Hume shuts down CSLR expansion talks

Speaking at a Fairfax event, Senator Jane Hume dismissed the idea that the proposed scope of the compensation scheme of last resort (CSLR) should be expanded to include a wider range of products and services, including managed investment schemes. 

Noting that the CSLR is “not an insurance designed to pay compensation to any consumer who has lost money in an investment,” Hume said it is only designed to address consumer compensation for misconduct relating to a “targeted range of products and services.” As a result, she added, there were no plans for it to cover managed investment schemes or “other high-risk financial products.”

Hume’s argument was that expanding the CSLR would have a negative impact on “everyone who makes sensible, cautious, informed investment decisions.” This is because such people would see their “returns clipped to underwrite people who punt their savings on emu farms or tulips or other too-good-to-be-true high-return, high-risk investments.”

“If you want to punt a portion of your savings on something speculative,” she added, “knock yourself out. No government should stand in your way. But you should be prepared to wear it when it goes wrong.

“Any finance textbook will tell you [that] higher returns are compensation for higher risk. Governments tinker with that fundamental principle at our peril.”

The idea that “sensible investors” would see their returns “clipped” by a broader CSLR appears to be based on industry levies for the equivalent scheme in the UK, the Financial Services Compensation Scheme. There, Hume noted, levies had more than doubled from £243 million in 2013 to £564 million last year. 

That levies might increase under a broader CSLR isn’t likely to comfort many advisers, though, given that they will already be on the hook for the bulk of the scheme’s industry funding as currently designed. Under the CSLR’s proposed funding model, the advice sector will be billed an estimated $12.3 million in the first year and $7.5 million for the next two years.
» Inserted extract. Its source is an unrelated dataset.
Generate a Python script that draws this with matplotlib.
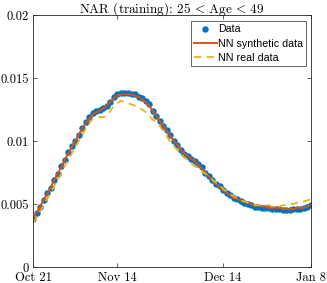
import numpy as np
import matplotlib
matplotlib.use('Agg')
import matplotlib.pyplot as plt

# days since Oct 21
days = np.arange(80)

data = [0.0038, 0.0043, 0.0048, 0.0053, 0.0059, 0.0063, 0.0069, 0.0074, 0.0080, 0.0085,
        0.0091, 0.0096, 0.0100, 0.0105, 0.0110, 0.0115, 0.0119, 0.0122, 0.0124, 0.0125,
        0.0126, 0.0128, 0.0131, 0.0135, 0.0137, 0.0138, 0.0138, 0.0138, 0.0137, 0.0137,
        0.0135, 0.0134, 0.0132, 0.0129, 0.0124, 0.0120, 0.0116, 0.0112, 0.0109, 0.0105,
        0.0100, 0.0097, 0.0093, 0.0090, 0.0088, 0.0086, 0.0084, 0.0082, 0.0079, 0.0075,
        0.0072, 0.0069, 0.0066, 0.0064, 0.0061, 0.0059, 0.0057, 0.0055, 0.0054, 0.0052,
        0.0051, 0.0050, 0.0049, 0.0048, 0.0048, 0.0047, 0.0047, 0.0047, 0.0046, 0.0046,
        0.0046, 0.0045, 0.0045, 0.0045, 0.0046, 0.0046, 0.0046, 0.0047, 0.0048, 0.0049]

nn_synthetic = [0.0038, 0.0043, 0.0048, 0.0053, 0.0058, 0.0063, 0.0069, 0.0074, 0.0079, 0.0085,
                0.0090, 0.0095, 0.0100, 0.0105, 0.0110, 0.0114, 0.0118, 0.0121, 0.0123, 0.0124,
                0.0126, 0.0128, 0.0131, 0.0134, 0.0136, 0.0137, 0.0137, 0.0137, 0.0137, 0.0136,
                0.0135, 0.0133, 0.0131, 0.0128, 0.0124, 0.0120, 0.0116, 0.0112, 0.0108, 0.0104,
                0.0100, 0.0097, 0.0093, 0.0090, 0.0088, 0.0086, 0.0084, 0.0081, 0.0078, 0.0075,
                0.0072, 0.0069, 0.0066, 0.0064, 0.0061, 0.0059, 0.0057, 0.0055, 0.0054, 0.0053,
                0.0052, 0.0051, 0.0050, 0.0049, 0.0049, 0.0048, 0.0048, 0.0047, 0.0047, 0.0047,
                0.0047, 0.0046, 0.0046, 0.0046, 0.0046, 0.0047, 0.0047, 0.0047, 0.0048, 0.0049]

nn_real = [0.0035, 0.0039, 0.0044, 0.0049, 0.0054, 0.0059, 0.0064, 0.0069, 0.0074, 0.0080,
           0.0085, 0.0090, 0.0095, 0.0100, 0.0105, 0.0110, 0.0114, 0.0118, 0.0119, 0.0119,
           0.0119, 0.0120, 0.0124, 0.0128, 0.0130, 0.0132, 0.0131, 0.0130, 0.0129, 0.0128,
           0.0127, 0.0125, 0.0123, 0.0120, 0.0117, 0.0115, 0.0112, 0.0108, 0.0104, 0.0099,
           0.0096, 0.0093, 0.0090, 0.0087, 0.0085, 0.0082, 0.0080, 0.0079, 0.0076, 0.0074,
           0.0072, 0.0069, 0.0067, 0.0065, 0.0062, 0.0060, 0.0058, 0.0056, 0.0055, 0.0053,
           0.0052, 0.0051, 0.0050, 0.0049, 0.0049, 0.0049, 0.0049, 0.0049, 0.0048, 0.0048,
           0.0048, 0.0049, 0.0049, 0.0050, 0.0050, 0.0051, 0.0052, 0.0052, 0.0053, 0.0054]

xtick_pos = [0, 24, 54, 79]
xtick_labels = ['Oct 21', 'Nov 14', 'Dec 14', 'Jan 8']
ytick_pos = [0, 0.005, 0.01, 0.015, 0.02]
ytick_labels = ['0', '0.005', '0.01', '0.015', '0.02']

plt.rcParams['mathtext.fontset'] = 'cm'
plt.rcParams['axes.formatter.use_mathtext'] = True

fig = plt.figure(figsize=(3.27, 2.83), dpi=100)
ax = fig.add_axes([33/327, 16/283, 278/327, 252/283])

ax.plot(days, data, 'o', color='#0072BD', markersize=3.6, label='Data')
ax.plot(days, nn_synthetic, '-', color='#D95319', lw=1.4, label='NN synthetic data')
ax.plot(days, nn_real, '--', color='#EDB120', lw=1.3, dashes=(4, 3), label='NN real data')

ax.set_xlim(0, 79)
ax.set_ylim(0, 0.02)
ax.set_xticks(xtick_pos)
ax.set_xticklabels(xtick_labels, fontfamily='cmr10', fontsize=9)
ax.set_yticks(ytick_pos)
ax.set_yticklabels(ytick_labels, fontfamily='cmr10', fontsize=9)
ax.tick_params(direction='in', top=True, right=True, length=3, width=0.5, color='#262626')
ax.tick_params(axis='x', pad=3.7)
ax.tick_params(axis='y', pad=3)
for s in ax.spines.values():
    s.set_linewidth(0.6)
    s.set_color('#262626')

ax.set_title(r'NAR (training): 25$\,<\,$Age$\,<\,$49', fontfamily='cmr10', fontsize=9.5, pad=2)

leg = ax.legend(loc='upper right', bbox_to_anchor=(0.982, 0.976), borderaxespad=0,
                prop={'family': 'Liberation Sans', 'size': 7.7},
                fancybox=False, framealpha=1, edgecolor='#262626', borderpad=0.3,
                handlelength=2.1, handletextpad=0.1, labelspacing=0.4)
leg.get_frame().set_linewidth(0.5)

fig.savefig('out.png', dpi=100)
This breaks down to a levy of $544 per adviser in year one and $341 per adviser in years two and three. 

On an ongoing basis, the advice sector will pay around $6.2 million in annual levies ($291 per adviser), substantially above the amounts leviable for other products and services included in the scheme. 

Moreover, because managed investment schemes are excluded from the CSLR despite being included in AFCA’s remit, advisers have raised concerns that they could be held responsible for matters beyond their control (such as product failures) should a customer’s complaint progress to this stage. 

When the CSLR proposal was announced, the AFA said it was “astonished” by what had been excluded from the scheme, adding that “the Government has provided no justification for why that is the case.” 

Hume’s statement might be considered a form of justification, but it’s unlikely to satisfy anyone in the advice industry.